### Supplied entries
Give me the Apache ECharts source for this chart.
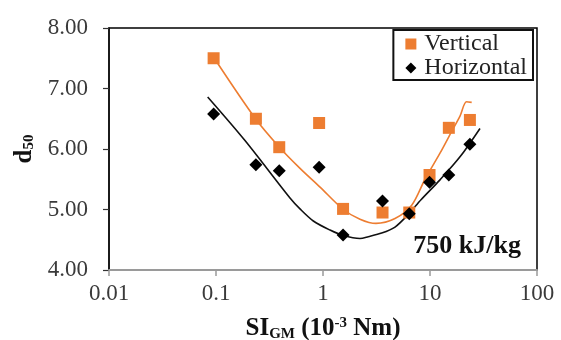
<!DOCTYPE html>
<html>
<head>
<meta charset="utf-8">
<script src="https://cdn.jsdelivr.net/npm/echarts@6/dist/echarts.min.js"></script>
<style>
  html, body { margin: 0; padding: 0; background: #fff; }
  #chart { width: 561px; height: 340px; }
</style>
</head>
<body>
<div id="chart"></div>
<script>
// Grinding index SI_GM (10^-3 Nm) for each sample
const siGM = [0.095, 0.236, 0.39, 0.92, 1.54, 3.6, 6.4, 9.9, 15.0, 23.6];
// Median particle size d50
const verticalD50   = [7.50, 6.50, 6.03, 6.43, 5.01, 4.95, 4.95, 5.57, 6.35, 6.48];
const horizontalD50 = [6.58, 5.74, 5.64, 5.70, 4.58, 5.14, 4.93, 5.45, 5.57, 6.08];

// Trend curves
const verticalFitX = [0.0964, 0.234, 0.391, 0.610, 0.938, 1.548, 2.217, 3.128, 4.709, 6.745, 8.98, 12.40, 16.05, 19.07, 21.94, 24.53];
const verticalFitY = [7.50, 6.50, 6.03, 5.68, 5.37, 5.00, 4.84, 4.77, 4.85, 5.07, 5.50, 5.93, 6.30, 6.545, 6.78, 6.77];
const horizontalFitX = [0.0836, 0.1866, 0.4915, 0.6095, 0.812, 1.163, 1.548, 2.217, 2.651, 3.537, 4.709, 6.268, 8.24, 12.40, 19.07, 29.33];
const horizontalFitY = [6.86, 6.14, 5.19, 5.01, 4.81, 4.66, 4.57, 4.52, 4.55, 4.61, 4.71, 4.92, 5.16, 5.49, 5.87, 6.34];

const xTickLabels = ['0.01', '0.1', '1', '10', '100'];
const seriesNames = ['Vertical', 'Horizontal'];
const condition = '750 kJ/kg';

const ORANGE = '#ED7D31';
const serif = '"Liberation Serif", "DejaVu Serif", serif';

const pairs = (xs, ys) => xs.map((x, i) => [x, ys[i]]);

const chart = echarts.init(document.getElementById('chart'));
chart.setOption({
  animation: false,
  backgroundColor: '#fff',
  textStyle: { fontFamily: serif },
  grid: {
    left: 109, right: 24, top: 28, bottom: 70,
    outerBoundsMode: 'none', containLabel: false,
    show: true, borderColor: '#000', borderWidth: 1.5
  },
  title: {
    text: condition,
    right: 35, top: 228,
    textStyle: { fontFamily: serif, fontWeight: 'bold', fontSize: 26, color: '#111' }
  },
  legend: {
    data: [
      { name: seriesNames[0], icon: 'rect' },
      { name: seriesNames[1], icon: 'diamond' }
    ],
    orient: 'vertical',
    right: 28, top: 30,
    itemWidth: 11, itemHeight: 11, itemGap: 0,
    padding: [2, 6, 0, 12],
    backgroundColor: '#fff',
    borderColor: '#111', borderWidth: 2,
    textStyle: { fontFamily: serif, fontSize: 24, color: '#222', width: 112, padding: [0, 0, 0, 3] }
  },
  xAxis: {
    type: 'log', logBase: 10, min: 0.01, max: 100,
    name: '{b|SI}{sub|GM}{b| (10}{sup|-3}{b| Nm)}',
    nameLocation: 'middle', nameGap: 46,
    nameTextStyle: {
      rich: {
        b: { fontFamily: serif, fontWeight: 'bold', fontSize: 25, color: '#111' },
        sub: { fontFamily: serif, fontWeight: 'bold', fontSize: 15, color: '#111', verticalAlign: 'bottom', padding: [11, 0, 0, 0] },
        sup: { fontFamily: serif, fontWeight: 'bold', fontSize: 15, color: '#111', verticalAlign: 'top', padding: [0, 0, 9, 0] }
      }
    },
    axisLine: { lineStyle: { color: '#9a9a9a', width: 2 } },
    axisTick: { show: true, length: 6, lineStyle: { color: '#9a9a9a', width: 1.5 } },
    minorTick: { show: false },
    splitLine: { show: false },
    axisLabel: {
      margin: 12, fontSize: 23, fontFamily: serif, color: '#3a3a3a',
      formatter: (v) => xTickLabels[Math.round(Math.log10(v)) + 2]
    }
  },
  yAxis: {
    type: 'value', min: 4, max: 8, interval: 1,
    name: '{b|d}{sub|50}',
    nameLocation: 'middle', nameGap: 72, nameRotate: 90,
    nameTextStyle: {
      rich: {
        b: { fontFamily: serif, fontWeight: 'bold', fontSize: 25, color: '#111' },
        sub: { fontFamily: serif, fontWeight: 'bold', fontSize: 15, color: '#111', verticalAlign: 'bottom', padding: [10, 0, 0, 0] }
      }
    },
    axisLine: { show: true, lineStyle: { color: '#111', width: 1.5 } },
    axisTick: { show: true, length: 6, lineStyle: { color: '#333', width: 1.2 } },
    splitLine: { show: false },
    axisLabel: {
      margin: 21, fontSize: 23, fontFamily: serif, color: '#3a3a3a',
      formatter: (v) => v.toFixed(2)
    }
  },
  series: [
    {
      name: seriesNames[0] + ' trend', type: 'line', smooth: 0.3,
      showSymbol: false, silent: true,
      lineStyle: { color: ORANGE, width: 1.6 },
      data: pairs(verticalFitX, verticalFitY), z: 2
    },
    {
      name: seriesNames[1] + ' trend', type: 'line', smooth: 0.3,
      showSymbol: false, silent: true,
      lineStyle: { color: '#111', width: 1.6 },
      data: pairs(horizontalFitX, horizontalFitY), z: 2
    },
    {
      name: seriesNames[0], type: 'scatter', symbol: 'rect', symbolSize: 12,
      itemStyle: { color: ORANGE, opacity: 1 },
      data: pairs(siGM, verticalD50), z: 3
    },
    {
      name: seriesNames[1], type: 'scatter', symbol: 'diamond', symbolSize: 13,
      itemStyle: { color: '#000', opacity: 1 },
      data: pairs(siGM, horizontalD50), z: 4
    }
  ]
});
</script>
</body>
</html>
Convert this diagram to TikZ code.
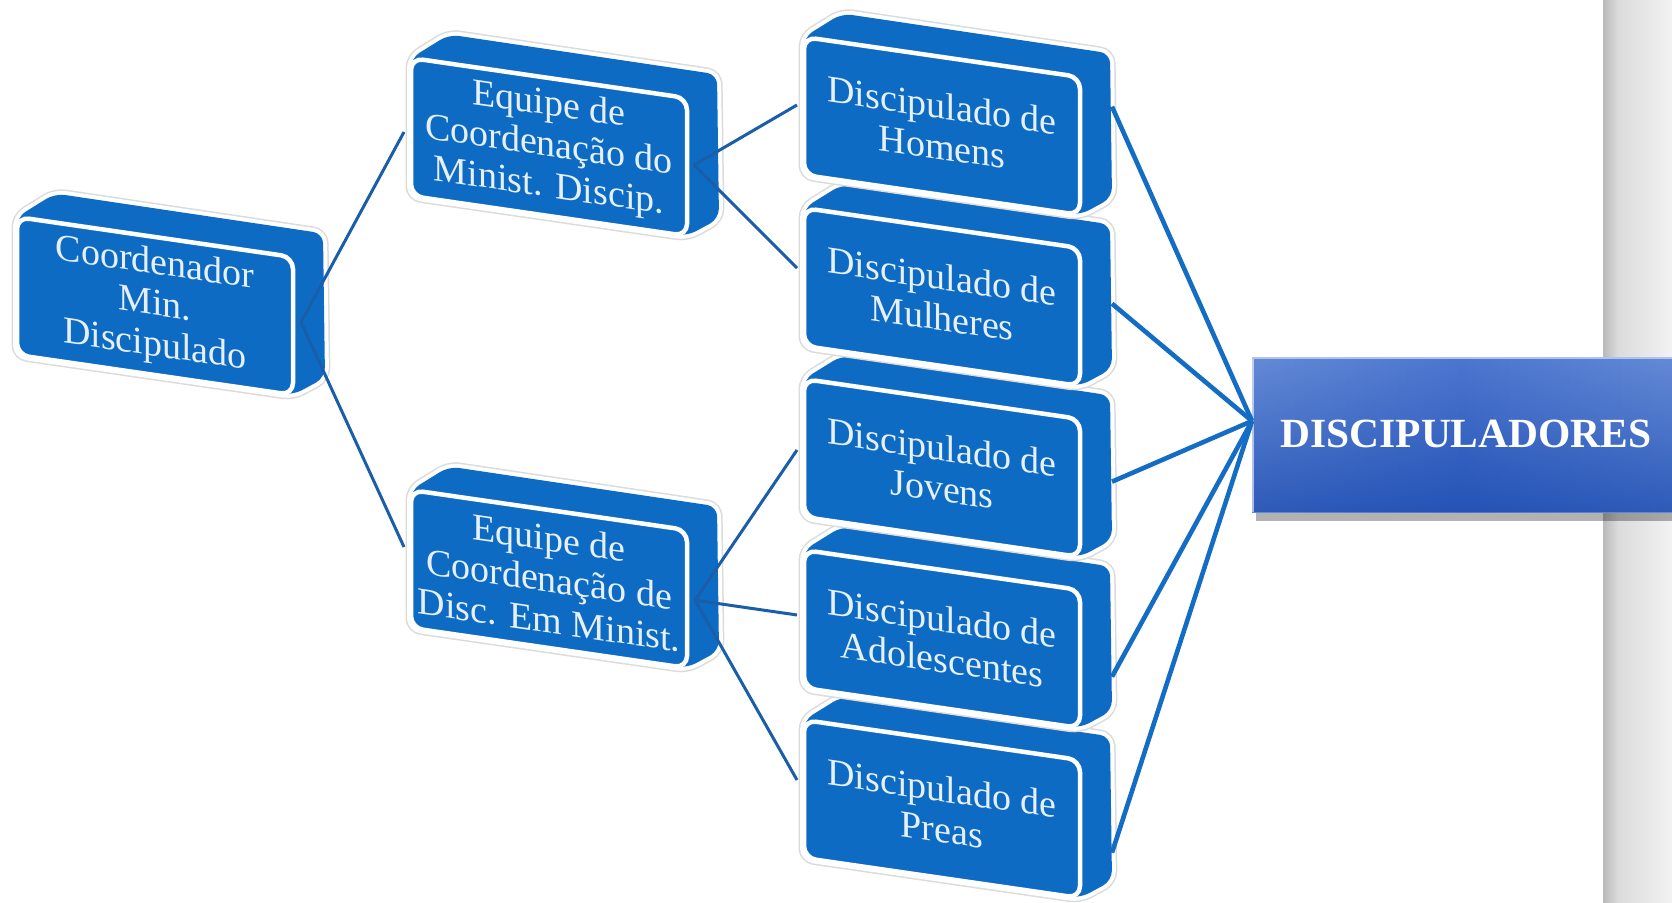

### Directions for this task
Begin with the first line of the records and repeat every line up to the one with "const condition = '750 kJ/kg';", counting that line too. Pictures are not part of the copy.

### Problem solution
Give me the Apache ECharts source for this chart.
<!DOCTYPE html>
<html>
<head>
<meta charset="utf-8">
<script src="https://cdn.jsdelivr.net/npm/echarts@6/dist/echarts.min.js"></script>
<style>
  html, body { margin: 0; padding: 0; background: #fff; }
  #chart { width: 561px; height: 340px; }
</style>
</head>
<body>
<div id="chart"></div>
<script>
// Grinding index SI_GM (10^-3 Nm) for each sample
const siGM = [0.095, 0.236, 0.39, 0.92, 1.54, 3.6, 6.4, 9.9, 15.0, 23.6];
// Median particle size d50
const verticalD50   = [7.50, 6.50, 6.03, 6.43, 5.01, 4.95, 4.95, 5.57, 6.35, 6.48];
const horizontalD50 = [6.58, 5.74, 5.64, 5.70, 4.58, 5.14, 4.93, 5.45, 5.57, 6.08];

// Trend curves
const verticalFitX = [0.0964, 0.234, 0.391, 0.610, 0.938, 1.548, 2.217, 3.128, 4.709, 6.745, 8.98, 12.40, 16.05, 19.07, 21.94, 24.53];
const verticalFitY = [7.50, 6.50, 6.03, 5.68, 5.37, 5.00, 4.84, 4.77, 4.85, 5.07, 5.50, 5.93, 6.30, 6.545, 6.78, 6.77];
const horizontalFitX = [0.0836, 0.1866, 0.4915, 0.6095, 0.812, 1.163, 1.548, 2.217, 2.651, 3.537, 4.709, 6.268, 8.24, 12.40, 19.07, 29.33];
const horizontalFitY = [6.86, 6.14, 5.19, 5.01, 4.81, 4.66, 4.57, 4.52, 4.55, 4.61, 4.71, 4.92, 5.16, 5.49, 5.87, 6.34];

const xTickLabels = ['0.01', '0.1', '1', '10', '100'];
const seriesNames = ['Vertical', 'Horizontal'];
const condition = '750 kJ/kg';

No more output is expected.